The task: Search the records for "this". Copy every line where it appears.

▶

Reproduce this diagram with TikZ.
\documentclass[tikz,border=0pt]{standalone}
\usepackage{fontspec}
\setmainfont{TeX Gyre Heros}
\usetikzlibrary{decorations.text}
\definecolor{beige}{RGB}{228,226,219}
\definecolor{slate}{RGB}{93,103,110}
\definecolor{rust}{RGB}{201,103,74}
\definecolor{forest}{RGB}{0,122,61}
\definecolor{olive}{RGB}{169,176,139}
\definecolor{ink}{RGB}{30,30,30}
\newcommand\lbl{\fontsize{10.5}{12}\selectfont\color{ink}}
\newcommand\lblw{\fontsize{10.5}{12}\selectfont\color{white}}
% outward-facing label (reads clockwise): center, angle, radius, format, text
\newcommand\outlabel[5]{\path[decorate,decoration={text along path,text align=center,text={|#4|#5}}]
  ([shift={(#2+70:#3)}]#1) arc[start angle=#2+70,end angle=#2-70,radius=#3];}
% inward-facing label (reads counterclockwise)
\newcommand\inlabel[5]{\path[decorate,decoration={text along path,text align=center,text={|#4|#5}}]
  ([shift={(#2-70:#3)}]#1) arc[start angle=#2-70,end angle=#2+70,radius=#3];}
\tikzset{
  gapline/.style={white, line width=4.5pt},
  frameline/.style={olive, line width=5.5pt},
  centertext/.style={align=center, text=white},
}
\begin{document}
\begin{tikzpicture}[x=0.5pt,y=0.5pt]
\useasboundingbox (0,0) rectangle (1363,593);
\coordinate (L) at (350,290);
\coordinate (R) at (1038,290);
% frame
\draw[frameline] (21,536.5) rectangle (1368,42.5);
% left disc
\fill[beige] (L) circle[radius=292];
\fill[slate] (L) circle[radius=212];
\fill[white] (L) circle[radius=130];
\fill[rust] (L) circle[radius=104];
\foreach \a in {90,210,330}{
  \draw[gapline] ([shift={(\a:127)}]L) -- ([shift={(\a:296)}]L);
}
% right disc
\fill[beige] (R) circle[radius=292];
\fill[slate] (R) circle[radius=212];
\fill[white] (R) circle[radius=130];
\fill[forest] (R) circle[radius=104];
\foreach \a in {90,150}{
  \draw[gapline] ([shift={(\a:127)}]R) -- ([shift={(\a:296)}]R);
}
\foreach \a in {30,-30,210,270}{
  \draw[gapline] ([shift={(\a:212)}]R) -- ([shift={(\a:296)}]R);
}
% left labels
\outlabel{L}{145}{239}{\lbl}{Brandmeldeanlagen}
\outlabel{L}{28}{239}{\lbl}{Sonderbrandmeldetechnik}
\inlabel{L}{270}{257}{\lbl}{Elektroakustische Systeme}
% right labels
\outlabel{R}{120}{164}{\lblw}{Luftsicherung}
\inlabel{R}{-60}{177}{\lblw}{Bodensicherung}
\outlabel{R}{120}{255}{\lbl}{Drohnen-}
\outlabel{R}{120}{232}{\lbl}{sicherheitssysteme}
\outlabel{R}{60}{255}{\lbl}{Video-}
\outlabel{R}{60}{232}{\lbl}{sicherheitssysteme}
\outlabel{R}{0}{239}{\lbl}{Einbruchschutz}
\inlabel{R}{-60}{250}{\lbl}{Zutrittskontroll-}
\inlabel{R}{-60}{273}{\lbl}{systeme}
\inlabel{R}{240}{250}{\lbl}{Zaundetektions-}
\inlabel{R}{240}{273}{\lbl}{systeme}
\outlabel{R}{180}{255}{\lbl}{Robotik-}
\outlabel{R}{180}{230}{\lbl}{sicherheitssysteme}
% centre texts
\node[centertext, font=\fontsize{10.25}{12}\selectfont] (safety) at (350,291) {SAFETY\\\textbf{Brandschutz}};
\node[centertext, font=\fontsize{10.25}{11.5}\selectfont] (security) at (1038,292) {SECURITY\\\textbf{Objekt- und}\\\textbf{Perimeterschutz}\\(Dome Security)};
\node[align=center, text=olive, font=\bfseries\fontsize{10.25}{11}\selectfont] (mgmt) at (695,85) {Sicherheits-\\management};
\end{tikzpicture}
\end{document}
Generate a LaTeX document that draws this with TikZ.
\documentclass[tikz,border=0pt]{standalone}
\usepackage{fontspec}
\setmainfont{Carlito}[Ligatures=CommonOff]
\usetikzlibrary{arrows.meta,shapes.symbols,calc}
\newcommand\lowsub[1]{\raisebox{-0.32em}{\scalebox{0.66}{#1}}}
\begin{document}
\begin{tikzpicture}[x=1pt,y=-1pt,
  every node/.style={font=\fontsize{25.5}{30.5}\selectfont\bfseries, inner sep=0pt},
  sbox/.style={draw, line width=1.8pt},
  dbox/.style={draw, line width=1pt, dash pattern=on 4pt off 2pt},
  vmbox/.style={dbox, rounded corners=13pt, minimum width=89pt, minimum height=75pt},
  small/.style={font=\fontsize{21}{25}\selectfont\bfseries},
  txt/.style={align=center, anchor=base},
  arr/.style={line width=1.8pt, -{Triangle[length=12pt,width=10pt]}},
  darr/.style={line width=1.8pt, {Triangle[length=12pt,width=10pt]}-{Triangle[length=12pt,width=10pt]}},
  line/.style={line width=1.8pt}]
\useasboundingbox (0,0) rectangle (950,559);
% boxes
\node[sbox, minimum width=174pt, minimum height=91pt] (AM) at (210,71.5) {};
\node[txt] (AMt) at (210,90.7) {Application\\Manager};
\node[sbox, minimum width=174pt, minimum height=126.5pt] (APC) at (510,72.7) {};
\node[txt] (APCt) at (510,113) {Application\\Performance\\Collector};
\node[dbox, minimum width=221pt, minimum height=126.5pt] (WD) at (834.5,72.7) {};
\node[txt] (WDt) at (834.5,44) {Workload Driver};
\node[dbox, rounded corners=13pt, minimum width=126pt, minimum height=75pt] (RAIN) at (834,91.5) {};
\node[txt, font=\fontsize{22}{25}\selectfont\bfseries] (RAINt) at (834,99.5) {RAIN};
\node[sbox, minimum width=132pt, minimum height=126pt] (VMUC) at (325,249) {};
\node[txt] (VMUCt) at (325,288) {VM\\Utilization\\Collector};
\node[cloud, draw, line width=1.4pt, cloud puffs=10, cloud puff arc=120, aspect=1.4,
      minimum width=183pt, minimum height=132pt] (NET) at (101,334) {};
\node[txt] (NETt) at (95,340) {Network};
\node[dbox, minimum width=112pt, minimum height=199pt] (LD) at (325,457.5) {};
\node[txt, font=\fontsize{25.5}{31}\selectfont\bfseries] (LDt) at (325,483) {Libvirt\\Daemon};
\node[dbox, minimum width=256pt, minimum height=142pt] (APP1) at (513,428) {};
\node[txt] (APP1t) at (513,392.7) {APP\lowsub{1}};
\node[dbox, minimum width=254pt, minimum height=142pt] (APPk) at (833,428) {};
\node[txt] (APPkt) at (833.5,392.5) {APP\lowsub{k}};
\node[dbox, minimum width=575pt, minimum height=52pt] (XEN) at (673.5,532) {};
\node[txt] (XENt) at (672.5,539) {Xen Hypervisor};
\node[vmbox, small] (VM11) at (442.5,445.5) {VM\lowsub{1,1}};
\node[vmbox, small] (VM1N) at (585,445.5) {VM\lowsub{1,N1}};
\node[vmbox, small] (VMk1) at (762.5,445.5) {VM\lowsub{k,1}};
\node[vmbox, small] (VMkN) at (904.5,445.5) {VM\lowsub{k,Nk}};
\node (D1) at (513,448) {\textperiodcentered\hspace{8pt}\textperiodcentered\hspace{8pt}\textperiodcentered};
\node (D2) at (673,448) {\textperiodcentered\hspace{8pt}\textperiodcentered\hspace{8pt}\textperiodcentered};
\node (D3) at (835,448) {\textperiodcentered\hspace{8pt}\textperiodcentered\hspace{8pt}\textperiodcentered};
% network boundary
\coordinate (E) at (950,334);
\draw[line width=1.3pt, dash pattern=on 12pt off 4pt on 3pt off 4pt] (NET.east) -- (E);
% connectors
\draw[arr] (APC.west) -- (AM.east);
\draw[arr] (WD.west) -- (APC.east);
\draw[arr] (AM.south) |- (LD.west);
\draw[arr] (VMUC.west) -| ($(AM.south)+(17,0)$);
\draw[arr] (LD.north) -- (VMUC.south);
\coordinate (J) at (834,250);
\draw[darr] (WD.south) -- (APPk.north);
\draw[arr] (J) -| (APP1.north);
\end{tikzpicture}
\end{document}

◀

Response:
Reproduce this diagram with TikZ.
Generate a LaTeX document that draws this with TikZ.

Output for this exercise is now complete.